Pencegahan korupsi tidaklah cukup dengan mempidanakan para koruptor. Korupsi akan benar-benar terberangus dari masyarakat ketika kondisi-kondisi yang mengkondusifkan terjadinya perilaku korupsi, seperti ketidakadilan sosial dan ekonomi, dihilangkan dari masyarakat. Hal ini membutuhkan perjuangan seluruh elemen bangsa untuk turut andil mencerabut korupsi hingga ke akar-akarnya.
Para orangtua, guru, tokoh masyarakat, dan para pemimpin menduduki posisi penting dalam membina masyarakat berikut generasi penerus bangsa agar tertananamkan nilai-nilai kejujuran dan anti-korupsi dalam jiwa anak bangsa. Nilai kejujuran, keadilan, anti-korupsi, dan nilai kebaikan lainnya tidak lain dan tidak bukan didapatkan dalam agama. Tanpa agama, moral anak bangsa tidak bisa tegak dan berjalan lurus.

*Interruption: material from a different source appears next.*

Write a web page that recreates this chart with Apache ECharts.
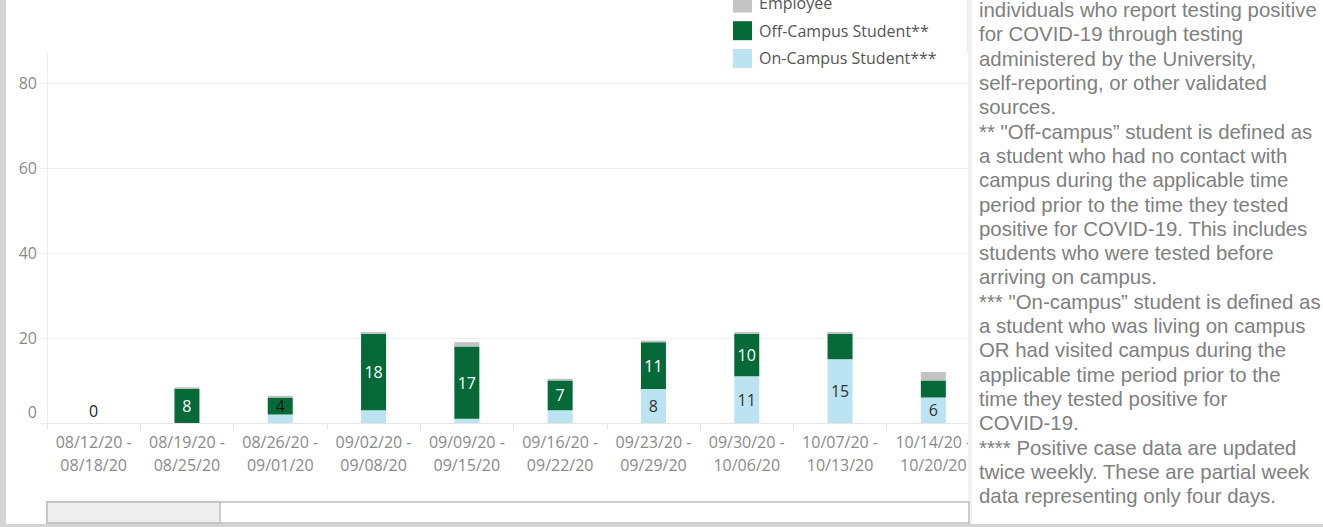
<!DOCTYPE html>
<html>
<head>
<meta charset="utf-8">
<script src="https://cdn.jsdelivr.net/npm/echarts@6/dist/echarts.min.js"></script>
<style>
html,body{margin:0;padding:0;background:#fff;}
#c{width:1323px;height:527px;}
</style>
</head>
<body>
<div id="c"></div>
<script>
// ---- data ----
const categories = [
  '08/12/20 -\n08/18/20', '08/19/20 -\n08/25/20', '08/26/20 -\n09/01/20',
  '09/02/20 -\n09/08/20', '09/09/20 -\n09/15/20', '09/16/20 -\n09/22/20',
  '09/23/20 -\n09/29/20', '09/30/20 -\n10/06/20', '10/07/20 -\n10/13/20',
  '10/14/20 -\n10/20/20'
];
const onCampus  = [0, 0, 2, 3, 1, 3, 8, 11, 15, 6];
const offCampus = [0, 8, 4, 18, 17, 7, 11, 10, 6, 4];
const employee  = [0, 0.4, 0.4, 0.4, 1, 0.4, 0.4, 0.4, 0.4, 2];
const onCampusLabelShown  = [true, false, false, false, false, false, true, true, true, true];
const offCampusLabelShown = [false, true, true, true, true, true, true, true, false, false];
const yTickValues = [0, 20, 40, 60, 80];
const seriesNames = ['Employee', 'Off-Campus Student**', 'On-Campus Student***'];
const footnoteLines = [
  'individuals who report testing positive',
  'for COVID-19 through testing',
  'administered by the University,',
  'self-reporting, or other validated',
  'sources.',
  '** "Off-campus\u201d student is defined as',
  'a student who had no contact with',
  'campus during the applicable time',
  'period prior to the time they tested',
  'positive for COVID-19. This includes',
  'students who were tested before',
  'arriving on campus.',
  '*** "On-campus\u201d student is defined as',
  'a student who was living on campus',
  'OR had visited campus during the',
  'applicable time period prior to the',
  'time they tested positive for',
  'COVID-19.',
  '**** Positive case data are updated',
  'twice weekly. These are partial week',
  'data representing only four days.'
];

// ---- styles ----
const FONT = '"Open Sans", "Noto Sans", sans-serif';
const GREEN = '#066a38';
const BLUE = '#bbe3f1';
const GREY = '#c3c3c3';
const AXIS_TXT = '#8a8a8a';
const GRID_C = '#efefef';

const onData = onCampus.map((v, i) => ({
  value: v,
  label: {
    show: onCampusLabelShown[i],
    position: v === 0 ? 'top' : 'inside',
    distance: 4,
    color: v === 0 ? '#222' : '#333'
  }
}));
const offData = offCampus.map((v, i) => ({
  value: v,
  label: {
    show: offCampusLabelShown[i],
    color: v === 4 ? '#1a1a1a' : '#ffffff'
  }
}));

const chart = echarts.init(document.getElementById('c'), null, {renderer: 'svg'});
chart.setOption({
  animation: false,
  backgroundColor: '#ffffff',
  textStyle: {fontFamily: FONT},
  grid: {left: 47, top: 53, width: 933, bottom: 104, containLabel: false},
  legend: {
    orient: 'vertical',
    left: 733,
    top: -6.5,
    padding: 0,
    itemWidth: 19,
    itemHeight: 19,
    itemGap: 8.7,
    icon: 'rect',
    selectedMode: false,
    data: seriesNames,
    textStyle: {fontFamily: FONT, fontSize: 16, color: '#555555', padding: [0, 0, 0, 2]}
  },
  xAxis: {
    type: 'category',
    data: categories,
    axisLine: {show: true, lineStyle: {color: '#e6e6e6', width: 1}},
    axisTick: {show: true, length: 7, lineStyle: {color: '#e6e6e6'}},
    axisLabel: {
      fontFamily: FONT, fontSize: 16, color: AXIS_TXT, lineHeight: 23,
      margin: 7, interval: 0
    },
    splitLine: {show: false}
  },
  yAxis: {
    type: 'value',
    min: 0, max: 87, interval: 20,
    axisLine: {show: true, lineStyle: {color: '#ececec', width: 1}},
    axisTick: {show: true, length: 7, lineStyle: {color: GRID_C}},
    axisLabel: {
      fontFamily: FONT, fontSize: 16, color: AXIS_TXT, margin: 10,
      showMaxLabel: false,
      formatter: v => yTickValues.indexOf(v) < 0 ? '' : (v === 0 ? '{z|0}' : String(v)),
      rich: {z: {fontFamily: FONT, fontSize: 16, color: AXIS_TXT, padding: [0, 0, 22, 0]}}
    },
    splitLine: {show: true, showMaxLine: false, lineStyle: {color: GRID_C, width: 1}}
  },
  series: [
    {
      name: seriesNames[2], type: 'bar', stack: 'total', barWidth: 25,
      itemStyle: {color: BLUE},
      label: {show: false, fontFamily: FONT, fontSize: 16, color: '#333'},
      data: onData
    },
    {
      name: seriesNames[1], type: 'bar', stack: 'total', barWidth: 25,
      itemStyle: {color: GREEN},
      label: {show: false, position: 'inside', fontFamily: FONT, fontSize: 16, color: '#fff'},
      data: offData
    },
    {
      name: seriesNames[0], type: 'bar', stack: 'total', barWidth: 25,
      itemStyle: {color: GREY},
      label: {show: false},
      data: employee
    }
  ],
  graphic: {
    elements: [
      // left frame strip
      {type: 'rect', z: 100, shape: {x: 0, y: 0, width: 6, height: 527}, style: {fill: '#d4d4d4'}},
      // right notes panel
      {type: 'rect', z: 100, shape: {x: 968, y: 0, width: 355, height: 527}, style: {fill: '#f1f1f1'}},
      {type: 'rect', z: 101, shape: {x: 972, y: 0, width: 351, height: 524}, style: {fill: '#ffffff'}},
      {type: 'line', z: 101, shape: {x1: 967.5, y1: 0, x2: 967.5, y2: 53}, style: {stroke: '#ececec', lineWidth: 1}},
      {
        type: 'text', z: 102, left: 979, top: -2,
        style: {
          text: footnoteLines.join('\n'),
          font: '20.4px "Liberation Sans", Arial, sans-serif',
          fill: '#808080',
          lineHeight: 24.3
        }
      },
      // scrollbar
      {type: 'rect', z: 100, shape: {x: 47, y: 502, width: 922, height: 21}, style: {fill: '#ffffff', stroke: '#bdbdbd', lineWidth: 1.5}},
      {type: 'rect', z: 101, shape: {x: 47, y: 502, width: 173, height: 21}, style: {fill: '#efefef', stroke: '#bdbdbd', lineWidth: 1.5}},
      // bottom frame strip
      {type: 'rect', z: 103, shape: {x: 0, y: 524, width: 1323, height: 3}, style: {fill: '#d4d4d4'}}
    ]
  }
});
</script>
</body>
</html>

Apapun perbuatan yang dapat merugikan banyak pihak adalah suatu keburukan, termasuk korupsi, yang sangat berbahaya dan mengancam tatanan atau keteraturan kehidupan sosial masyarakat. Ketimpangan sosial meskipun akan selalu ada dalam masyarakat, harus selalu diupayakan agar tidak semakin melebar. Namun, jika korupsi menjamur menjangkiti para warga dalam suatu negara, kecemburuan sosial akan semakin ekstrem. Kalau sudah demikian, tidak hanya pihak tertentu yang dirugikan namun semua elemen bangsa ikut dirugikan. Hal ini merupakan penyakit yang sedini mungkin harus dicegah dan diberantas sampai pada tingkat akar rumput. Memegang prinsip amar maruf nahi munkar, korupsi adalah sebentuk kemungkaran yang harus dicegah oleh setiap umat. Semoga Allah melindungi kita dari segala kemungkaran.